After getting out from there, we walked up to the merch area and Naida told me to take a seat for a little while, while she checks on SINGfest's merch so she could get some for her brother. So I sat and tried to calm myself but my eyes started to wonder around and then I saw Shaun Frank and Jonny Biggs from Crowned King hanging out at their side of the merch stand. Naida obviously didn't see them that I had to tell her when she went back and sat beside me. After I told her, she got up and we both went up to them to ask for a picture, I was actually kinda shy to approach Shaun but he kinda made me feel at ease, he was really nice and sweet. So Naida and I took turns to take a picture with him after some dude who was making noises about how he wants to get a picture with Shaun but apparently his camera was dead –I didn't get a picture nor did I talk to Jonny, only because he seemed to be really busy with other fans, so I pretty much took a rain check on asking him for a picture. After the picture taking, Shaun asked me "Did you get our CD?" and I was staring at the CD in his hand and finally looked up and said "Uhh…No" he then chuckled and handed me one and handed another to Naida –yes, free CD! I was kinda confused though, I thought Shaun said he would give people free CDs if they bought their merch…eh I was lucky I guess, and am glad too because obviously can't find their CD in Malaysia and well, downloading, not many people are aware of them, so yeah.

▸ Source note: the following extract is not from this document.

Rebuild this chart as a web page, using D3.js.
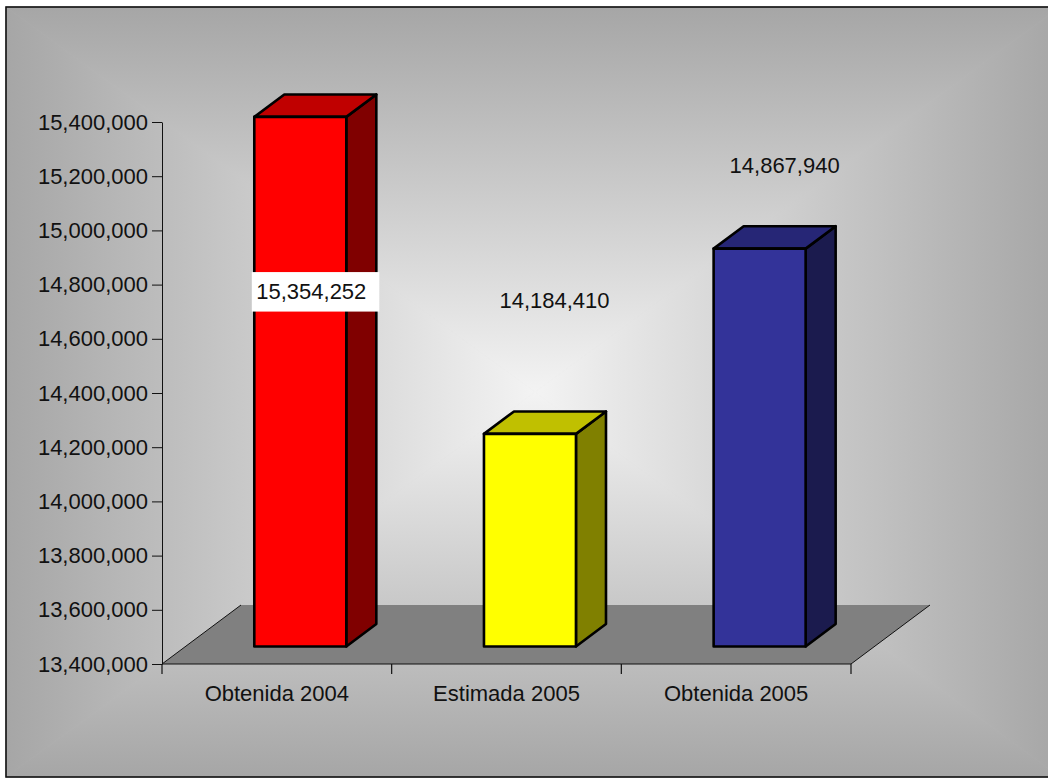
<!DOCTYPE html>
<html>
<head>
<meta charset="utf-8">
<script src="https://cdn.jsdelivr.net/npm/d3@7/dist/d3.min.js"></script>
<style>
  html, body { margin: 0; padding: 0; background: #ffffff; }
  svg { display: block; }
  text { font-family: "Liberation Sans", Arial, sans-serif; }
</style>
</head>
<body>
<svg id="chart" width="1048" height="778"></svg>
<script>
// ---- data ----
const categories = ["Obtenida 2004", "Estimada 2005", "Obtenida 2005"];
const values = [15354252, 14184410, 14867940];
const valueLabels = ["15,354,252", "14,184,410", "14,867,940"];
const yTicks = [13400000, 13600000, 13800000, 14000000, 14200000, 14400000, 14600000, 14800000, 15000000, 15200000, 15400000];
const yTickLabels = ["13,400,000", "13,600,000", "13,800,000", "14,000,000", "14,200,000", "14,400,000", "14,600,000", "14,800,000", "15,000,000", "15,200,000", "15,400,000"];
const frontColors = ["#ff0000", "#ffff00", "#333399"];
const topColors = ["#c00000", "#c0c000", "#262676"];
const sideColors = ["#800000", "#808000", "#1b1b4e"];

// ---- layout ----
const svg = d3.select("#chart");
const frame = { l: 6, t: 7, r: 1060, b: 777 };
const gc = { x: 535, y: 392 };
const plot = { left: 162, right: 851, top: 122, bottom: 664 };
const depth = { dx: 79, dy: -59 };          // floor depth vector
const barFront = 0.297;                      // bar front plane as fraction of depth
const barDepth = 0.38;                       // bar depth as fraction of depth
const barWidth = 92;
const fontSize = 22;

// ---- background (rectangular "from center" gradient) ----
const defs = svg.append("defs");
const centerCol = "#f3f3f3", edgeCol = "#a6a6a6";
const tris = [
  { id: "gT", pts: [[frame.l, frame.t], [frame.r, frame.t]], end: [gc.x, frame.t] },
  { id: "gB", pts: [[frame.l, frame.b], [frame.r, frame.b]], end: [gc.x, frame.b] },
  { id: "gL", pts: [[frame.l, frame.t], [frame.l, frame.b]], end: [frame.l, gc.y] },
  { id: "gR", pts: [[frame.r, frame.t], [frame.r, frame.b]], end: [frame.r, gc.y] }
];
tris.forEach(t => {
  const g = defs.append("linearGradient").attr("id", t.id)
    .attr("gradientUnits", "userSpaceOnUse")
    .attr("x1", gc.x).attr("y1", gc.y).attr("x2", t.end[0]).attr("y2", t.end[1]);
  g.append("stop").attr("offset", "0").attr("stop-color", centerCol);
  g.append("stop").attr("offset", "1").attr("stop-color", edgeCol);
});
svg.append("rect").attr("x", frame.l).attr("y", frame.t)
  .attr("width", frame.r - frame.l).attr("height", frame.b - frame.t)
  .attr("fill", "#c4c4c4");
tris.forEach(t => {
  svg.append("polygon")
    .attr("points", [t.pts[0], t.pts[1], [gc.x, gc.y]].map(p => p.join(",")).join(" "))
    .attr("fill", `url(#${t.id})`)
    .attr("stroke", `url(#${t.id})`).attr("stroke-width", 0.8);
});
svg.append("rect").attr("x", frame.l).attr("y", frame.t)
  .attr("width", frame.r - frame.l).attr("height", frame.b - frame.t)
  .attr("fill", "none").attr("stroke", "#111").attr("stroke-width", 1.6);

// ---- scales ----
const x = d3.scaleBand().domain(categories).range([plot.left, plot.right]).padding(0);
const y = d3.scaleLinear().domain([yTicks[0], yTicks[yTicks.length - 1]]).range([plot.bottom, plot.top]);

// ---- floor ----
const y0 = y(yTicks[0]);
const floorPts = [
  [plot.left, y0], [plot.right, y0],
  [plot.right + depth.dx, y0 + depth.dy], [plot.left + depth.dx, y0 + depth.dy]
];
svg.append("polygon").attr("points", floorPts.map(p => p.join(",")).join(" "))
  .attr("fill", "#808080");
svg.append("line").attr("x1", plot.left).attr("y1", y0)
  .attr("x2", plot.left + depth.dx).attr("y2", y0 + depth.dy)
  .attr("stroke", "#111").attr("stroke-width", 1);
svg.append("line").attr("x1", plot.right).attr("y1", y0)
  .attr("x2", plot.right + depth.dx).attr("y2", y0 + depth.dy)
  .attr("stroke", "#111").attr("stroke-width", 1);

// ---- y axis ----
const yAxis = d3.axisLeft(y).tickValues(yTicks).tickSize(10).tickSizeOuter(0).tickPadding(4)
  .tickFormat((d, i) => yTickLabels[i]);
const gy = svg.append("g").attr("transform", `translate(${plot.left},0)`).call(yAxis);
gy.select(".domain").attr("stroke", "#111").attr("stroke-width", 1);
gy.selectAll(".tick line").attr("stroke", "#111").attr("stroke-width", 1);
gy.selectAll(".tick text").attr("font-size", fontSize).attr("fill", "#111")
  .attr("font-family", "Liberation Sans, Arial, sans-serif");

// ---- x axis ----
const gx = svg.append("g");
gx.append("line").attr("x1", plot.left).attr("y1", y0).attr("x2", plot.right).attr("y2", y0)
  .attr("stroke", "#111").attr("stroke-width", 1.2);
const edges = categories.map(c => x(c)).concat([x(categories[categories.length - 1]) + x.step()]);
gx.selectAll("line.tick").data(edges).join("line").attr("class", "tick")
  .attr("x1", d => d).attr("x2", d => d).attr("y1", y0).attr("y2", y0 + 10)
  .attr("stroke", "#111").attr("stroke-width", 1.2);
gx.selectAll("text").data(categories).join("text")
  .attr("x", d => x(d) + x.bandwidth() / 2).attr("y", y0 + 37)
  .attr("text-anchor", "middle").attr("font-size", fontSize).attr("fill", "#111")
  .text(d => d);

// ---- bars ----
const offX = depth.dx * barFront, offY = depth.dy * barFront;
const bdx = depth.dx * barDepth, bdy = depth.dy * barDepth;
const bars = svg.append("g");
categories.forEach((c, i) => {
  const x0 = x(c) + (x.bandwidth() - barWidth) / 2 + offX;
  const x1 = x0 + barWidth;
  const yt = y(values[i]) + offY;
  const yb = y(yTicks[0]) + offY;
  const g = bars.append("g").attr("stroke", "#000").attr("stroke-width", 2.6).attr("stroke-linejoin", "round");
  g.append("polygon").attr("fill", sideColors[i])
    .attr("points", [[x1, yt], [x1 + bdx, yt + bdy], [x1 + bdx, yb + bdy], [x1, yb]].map(p => p.join(",")).join(" "));
  g.append("polygon").attr("fill", topColors[i])
    .attr("points", [[x0, yt], [x1, yt], [x1 + bdx, yt + bdy], [x0 + bdx, yt + bdy]].map(p => p.join(",")).join(" "));
  g.append("rect").attr("fill", frontColors[i])
    .attr("x", x0).attr("y", yt).attr("width", barWidth).attr("height", yb - yt);
});

// ---- data labels (manually placed, relative to each bar's front-top centre) ----
const labelShift = [[11, 182], [24.5, -126], [25, -76]];
const labelBox = [true, false, false];
categories.forEach((c, i) => {
  const cx = x(c) + x.bandwidth() / 2 + offX + labelShift[i][0];
  const by = y(values[i]) + offY + labelShift[i][1];
  if (labelBox[i]) {
    svg.append("rect").attr("x", cx - 59.5).attr("y", by - 26.8)
      .attr("width", 127.5).attr("height", 39.5).attr("fill", "#ffffff");
  }
  svg.append("text").attr("x", cx).attr("y", by)
    .attr("text-anchor", "middle").attr("font-size", fontSize).attr("fill", "#111")
    .text(valueLabels[i]);
});
</script>
</body>
</html>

But then, I saw the other girls, they got him to sign their CD so I asked for his autograph but had to wait for a little while because someone stole his sharpie, he was cute about it too! He whispered to me and said "She stole my sharpie!" and then points to a girl who took his sharpie from him, I just chuckled and smiled at him. After Shaun got his sharpie back, he signed it and I said my Thank Yous and Goodbyes to him and then Naida and I were off.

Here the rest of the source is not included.